Understanding the nature, dynamics, and consequences of Stalinism in Eastern and Central Europe remains an urgent scholarly and moral task. The present volume compiles the proceedings of the conference “Stalinism Revisited: The Establishment of Communist Regimes in the former Soviet Bloc” (29–30 November 2007, Washington, D.C., USA). The event was envisaged as an opportunity for synthesis and comparison under the favorable circumstances of temporal distance and new available sources. The two decades that have passed since the 1989 watershed brought about an archival upheaval1 and, consequently, a scholarly explosion within the field of communist studies. The result was an opportunity for reinforcing and/or retesting many of the assertions produced in academia throughout the years of both the Cold War and the immediate post-communist euphoria.
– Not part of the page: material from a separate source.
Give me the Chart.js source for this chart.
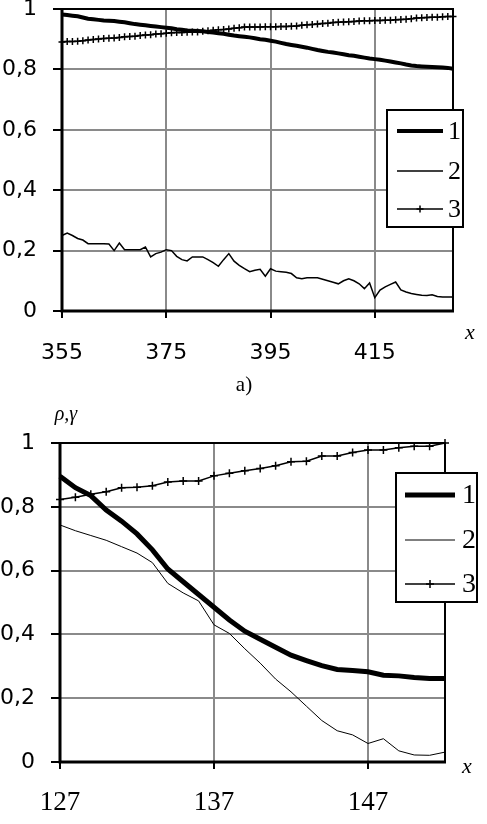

Equally significant, a certain sense of closure and atonement at the local level, created new motivations for coming to terms with the first decade of communism’s existence in the area, one fundamentally defined by trauma and repression. The year 2007 symbolized a historical threshold that marked six decades since the establishment of communist regimes in Eastern Europe (though it can be argued that this process took place earlier in some countries, such as Bulgaria, and later in other, e.g., Czechoslovakia). The experience of recent years shows that the 21st century is still following upon the footsteps of the previous one. In many respects, it is only a formal convention to speak of a new century. Once Daniel Chirot stated that in the 21st century “the fundamental causes of revo- lutionary instability will be moral.”2 If one concurs, then the study of Eastern Europe’s Stalinization remains an important source of pedagogically and cathartically rich examples for the present.